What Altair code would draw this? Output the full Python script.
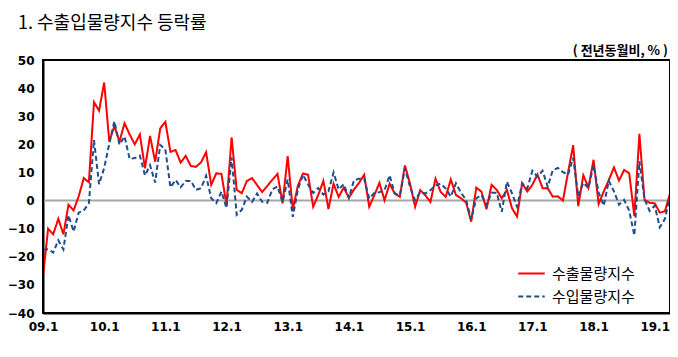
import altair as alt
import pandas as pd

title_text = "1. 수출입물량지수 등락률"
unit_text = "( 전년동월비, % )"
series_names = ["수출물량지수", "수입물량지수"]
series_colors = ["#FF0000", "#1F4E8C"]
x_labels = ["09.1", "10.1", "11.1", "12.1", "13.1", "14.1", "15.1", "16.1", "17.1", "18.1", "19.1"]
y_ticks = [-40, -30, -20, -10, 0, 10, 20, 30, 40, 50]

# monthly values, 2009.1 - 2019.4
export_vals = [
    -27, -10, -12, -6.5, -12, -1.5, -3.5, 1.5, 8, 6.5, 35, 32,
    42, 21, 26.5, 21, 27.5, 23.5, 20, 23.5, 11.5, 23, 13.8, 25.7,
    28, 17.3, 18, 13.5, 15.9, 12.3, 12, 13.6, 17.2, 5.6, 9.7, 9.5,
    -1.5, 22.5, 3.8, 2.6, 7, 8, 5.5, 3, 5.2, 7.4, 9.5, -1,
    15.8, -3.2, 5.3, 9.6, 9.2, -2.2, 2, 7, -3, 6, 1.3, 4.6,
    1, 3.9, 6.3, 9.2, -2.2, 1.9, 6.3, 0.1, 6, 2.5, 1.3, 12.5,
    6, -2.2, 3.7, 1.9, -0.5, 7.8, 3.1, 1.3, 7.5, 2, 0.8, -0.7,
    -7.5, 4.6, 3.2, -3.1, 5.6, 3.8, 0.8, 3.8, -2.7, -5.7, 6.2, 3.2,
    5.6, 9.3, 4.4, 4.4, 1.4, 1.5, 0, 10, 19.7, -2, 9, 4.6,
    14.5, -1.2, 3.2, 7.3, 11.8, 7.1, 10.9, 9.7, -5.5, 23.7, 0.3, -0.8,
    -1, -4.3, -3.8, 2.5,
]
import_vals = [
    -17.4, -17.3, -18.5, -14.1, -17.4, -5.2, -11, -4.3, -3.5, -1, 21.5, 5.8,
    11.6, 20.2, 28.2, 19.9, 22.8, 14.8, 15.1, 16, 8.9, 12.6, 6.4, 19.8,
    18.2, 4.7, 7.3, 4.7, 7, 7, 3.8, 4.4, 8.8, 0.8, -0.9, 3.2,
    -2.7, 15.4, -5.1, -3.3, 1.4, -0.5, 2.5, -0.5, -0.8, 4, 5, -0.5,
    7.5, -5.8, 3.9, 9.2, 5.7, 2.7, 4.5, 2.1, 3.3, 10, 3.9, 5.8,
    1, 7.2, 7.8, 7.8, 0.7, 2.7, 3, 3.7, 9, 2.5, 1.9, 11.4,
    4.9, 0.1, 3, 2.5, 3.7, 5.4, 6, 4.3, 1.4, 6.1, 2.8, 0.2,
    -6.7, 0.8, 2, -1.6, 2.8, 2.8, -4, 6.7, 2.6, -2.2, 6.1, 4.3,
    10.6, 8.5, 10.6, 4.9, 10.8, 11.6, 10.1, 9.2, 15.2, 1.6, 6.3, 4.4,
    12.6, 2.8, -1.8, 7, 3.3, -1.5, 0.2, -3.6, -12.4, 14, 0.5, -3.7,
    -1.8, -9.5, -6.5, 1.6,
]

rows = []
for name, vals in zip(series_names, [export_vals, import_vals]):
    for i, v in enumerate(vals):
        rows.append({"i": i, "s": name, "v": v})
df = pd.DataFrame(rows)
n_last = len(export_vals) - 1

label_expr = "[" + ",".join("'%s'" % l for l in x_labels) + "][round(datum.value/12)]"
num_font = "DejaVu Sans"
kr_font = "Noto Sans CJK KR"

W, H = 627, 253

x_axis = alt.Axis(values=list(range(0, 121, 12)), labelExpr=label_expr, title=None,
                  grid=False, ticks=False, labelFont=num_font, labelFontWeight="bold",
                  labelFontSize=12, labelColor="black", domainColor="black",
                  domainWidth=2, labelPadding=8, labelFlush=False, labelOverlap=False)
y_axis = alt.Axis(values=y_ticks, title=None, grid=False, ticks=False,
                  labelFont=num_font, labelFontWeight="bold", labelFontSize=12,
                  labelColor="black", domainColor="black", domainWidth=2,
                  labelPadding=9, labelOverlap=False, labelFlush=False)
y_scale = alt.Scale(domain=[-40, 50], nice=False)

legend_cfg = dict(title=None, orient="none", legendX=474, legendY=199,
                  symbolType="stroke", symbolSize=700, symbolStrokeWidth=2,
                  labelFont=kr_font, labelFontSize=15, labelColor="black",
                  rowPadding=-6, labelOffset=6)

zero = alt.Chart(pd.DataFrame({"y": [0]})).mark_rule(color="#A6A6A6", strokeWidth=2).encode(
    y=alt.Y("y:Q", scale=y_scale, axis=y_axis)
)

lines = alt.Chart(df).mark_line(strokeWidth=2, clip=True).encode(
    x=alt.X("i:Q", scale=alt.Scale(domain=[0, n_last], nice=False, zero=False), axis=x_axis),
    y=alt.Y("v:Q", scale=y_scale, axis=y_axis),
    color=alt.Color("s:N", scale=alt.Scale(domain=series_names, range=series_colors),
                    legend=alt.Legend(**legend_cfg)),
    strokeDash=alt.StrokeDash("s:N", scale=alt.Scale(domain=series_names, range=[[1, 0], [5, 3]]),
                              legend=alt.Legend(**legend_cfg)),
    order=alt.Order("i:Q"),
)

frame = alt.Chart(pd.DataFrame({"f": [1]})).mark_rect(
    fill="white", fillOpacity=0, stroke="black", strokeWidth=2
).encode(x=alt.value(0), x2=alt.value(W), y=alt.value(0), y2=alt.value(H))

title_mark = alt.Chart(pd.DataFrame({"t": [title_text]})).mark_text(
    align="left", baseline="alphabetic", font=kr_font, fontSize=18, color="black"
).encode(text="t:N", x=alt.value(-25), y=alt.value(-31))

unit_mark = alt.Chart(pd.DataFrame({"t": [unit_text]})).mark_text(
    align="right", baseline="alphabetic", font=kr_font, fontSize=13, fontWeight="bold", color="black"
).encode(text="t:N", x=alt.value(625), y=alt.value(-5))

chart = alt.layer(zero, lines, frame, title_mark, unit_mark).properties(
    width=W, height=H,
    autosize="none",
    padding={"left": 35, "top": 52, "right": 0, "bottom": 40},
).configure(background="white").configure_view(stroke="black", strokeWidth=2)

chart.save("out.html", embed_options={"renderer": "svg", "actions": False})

════

Short problem: Copy all the data exactly as written, but skip any picture.

Task response:
What Altair code would draw this? Output the full Python script.
import altair as alt
import pandas as pd

title_text = "1. 수출입물량지수 등락률"
unit_text = "( 전년동월비, % )"
series_names = ["수출물량지수", "수입물량지수"]
series_colors = ["#FF0000", "#1F4E8C"]
x_labels = ["09.1", "10.1", "11.1", "12.1", "13.1", "14.1", "15.1", "16.1", "17.1", "18.1", "19.1"]
y_ticks = [-40, -30, -20, -10, 0, 10, 20, 30, 40, 50]

# monthly values, 2009.1 - 2019.4
export_vals = [
    -27, -10, -12, -6.5, -12, -1.5, -3.5, 1.5, 8, 6.5, 35, 32,
    42, 21, 26.5, 21, 27.5, 23.5, 20, 23.5, 11.5, 23, 13.8, 25.7,
    28, 17.3, 18, 13.5, 15.9, 12.3, 12, 13.6, 17.2, 5.6, 9.7, 9.5,
    -1.5, 22.5, 3.8, 2.6, 7, 8, 5.5, 3, 5.2, 7.4, 9.5, -1,
    15.8, -3.2, 5.3, 9.6, 9.2, -2.2, 2, 7, -3, 6, 1.3, 4.6,
    1, 3.9, 6.3, 9.2, -2.2, 1.9, 6.3, 0.1, 6, 2.5, 1.3, 12.5,
    6, -2.2, 3.7, 1.9, -0.5, 7.8, 3.1, 1.3, 7.5, 2, 0.8, -0.7,
    -7.5, 4.6, 3.2, -3.1, 5.6, 3.8, 0.8, 3.8, -2.7, -5.7, 6.2, 3.2,
    5.6, 9.3, 4.4, 4.4, 1.4, 1.5, 0, 10, 19.7, -2, 9, 4.6,
    14.5, -1.2, 3.2, 7.3, 11.8, 7.1, 10.9, 9.7, -5.5, 23.7, 0.3, -0.8,
    -1, -4.3, -3.8, 2.5,
]
import_vals = [
    -17.4, -17.3, -18.5, -14.1, -17.4, -5.2, -11, -4.3, -3.5, -1, 21.5, 5.8,
    11.6, 20.2, 28.2, 19.9, 22.8, 14.8, 15.1, 16, 8.9, 12.6, 6.4, 19.8,
    18.2, 4.7, 7.3, 4.7, 7, 7, 3.8, 4.4, 8.8, 0.8, -0.9, 3.2,
    -2.7, 15.4, -5.1, -3.3, 1.4, -0.5, 2.5, -0.5, -0.8, 4, 5, -0.5,
    7.5, -5.8, 3.9, 9.2, 5.7, 2.7, 4.5, 2.1, 3.3, 10, 3.9, 5.8,
    1, 7.2, 7.8, 7.8, 0.7, 2.7, 3, 3.7, 9, 2.5, 1.9, 11.4,
    4.9, 0.1, 3, 2.5, 3.7, 5.4, 6, 4.3, 1.4, 6.1, 2.8, 0.2,
    -6.7, 0.8, 2, -1.6, 2.8, 2.8, -4, 6.7, 2.6, -2.2, 6.1, 4.3,
    10.6, 8.5, 10.6, 4.9, 10.8, 11.6, 10.1, 9.2, 15.2, 1.6, 6.3, 4.4,
    12.6, 2.8, -1.8, 7, 3.3, -1.5, 0.2, -3.6, -12.4, 14, 0.5, -3.7,
    -1.8, -9.5, -6.5, 1.6,
]

rows = []
for name, vals in zip(series_names, [export_vals, import_vals]):
    for i, v in enumerate(vals):
        rows.append({"i": i, "s": name, "v": v})
df = pd.DataFrame(rows)
n_last = len(export_vals) - 1

label_expr = "[" + ",".join("'%s'" % l for l in x_labels) + "][round(datum.value/12)]"
num_font = "DejaVu Sans"
kr_font = "Noto Sans CJK KR"

W, H = 627, 253

x_axis = alt.Axis(values=list(range(0, 121, 12)), labelExpr=label_expr, title=None,
                  grid=False, ticks=False, labelFont=num_font, labelFontWeight="bold",
                  labelFontSize=12, labelColor="black", domainColor="black",
                  domainWidth=2, labelPadding=8, labelFlush=False, labelOverlap=False)
y_axis = alt.Axis(values=y_ticks, title=None, grid=False, ticks=False,
                  labelFont=num_font, labelFontWeight="bold", labelFontSize=12,
                  labelColor="black", domainColor="black", domainWidth=2,
                  labelPadding=9, labelOverlap=False, labelFlush=False)
y_scale = alt.Scale(domain=[-40, 50], nice=False)

legend_cfg = dict(title=None, orient="none", legendX=474, legendY=199,
                  symbolType="stroke", symbolSize=700, symbolStrokeWidth=2,
                  labelFont=kr_font, labelFontSize=15, labelColor="black",
                  rowPadding=-6, labelOffset=6)

zero = alt.Chart(pd.DataFrame({"y": [0]})).mark_rule(color="#A6A6A6", strokeWidth=2).encode(
    y=alt.Y("y:Q", scale=y_scale, axis=y_axis)
)

lines = alt.Chart(df).mark_line(strokeWidth=2, clip=True).encode(
    x=alt.X("i:Q", scale=alt.Scale(domain=[0, n_last], nice=False, zero=False), axis=x_axis),
    y=alt.Y("v:Q", scale=y_scale, axis=y_axis),
    color=alt.Color("s:N", scale=alt.Scale(domain=series_names, range=series_colors),
                    legend=alt.Legend(**legend_cfg)),
    strokeDash=alt.StrokeDash("s:N", scale=alt.Scale(domain=series_names, range=[[1, 0], [5, 3]]),
                              legend=alt.Legend(**legend_cfg)),
    order=alt.Order("i:Q"),
)

frame = alt.Chart(pd.DataFrame({"f": [1]})).mark_rect(
    fill="white", fillOpacity=0, stroke="black", strokeWidth=2
).encode(x=alt.value(0), x2=alt.value(W), y=alt.value(0), y2=alt.value(H))

title_mark = alt.Chart(pd.DataFrame({"t": [title_text]})).mark_text(
    align="left", baseline="alphabetic", font=kr_font, fontSize=18, color="black"
).encode(text="t:N", x=alt.value(-25), y=alt.value(-31))

unit_mark = alt.Chart(pd.DataFrame({"t": [unit_text]})).mark_text(
    align="right", baseline="alphabetic", font=kr_font, fontSize=13, fontWeight="bold", color="black"
).encode(text="t:N", x=alt.value(625), y=alt.value(-5))

chart = alt.layer(zero, lines, frame, title_mark, unit_mark).properties(
    width=W, height=H,
    autosize="none",
    padding={"left": 35, "top": 52, "right": 0, "bottom": 40},
).configure(background="white").configure_view(stroke="black", strokeWidth=2)

chart.save("out.html", embed_options={"renderer": "svg", "actions": False})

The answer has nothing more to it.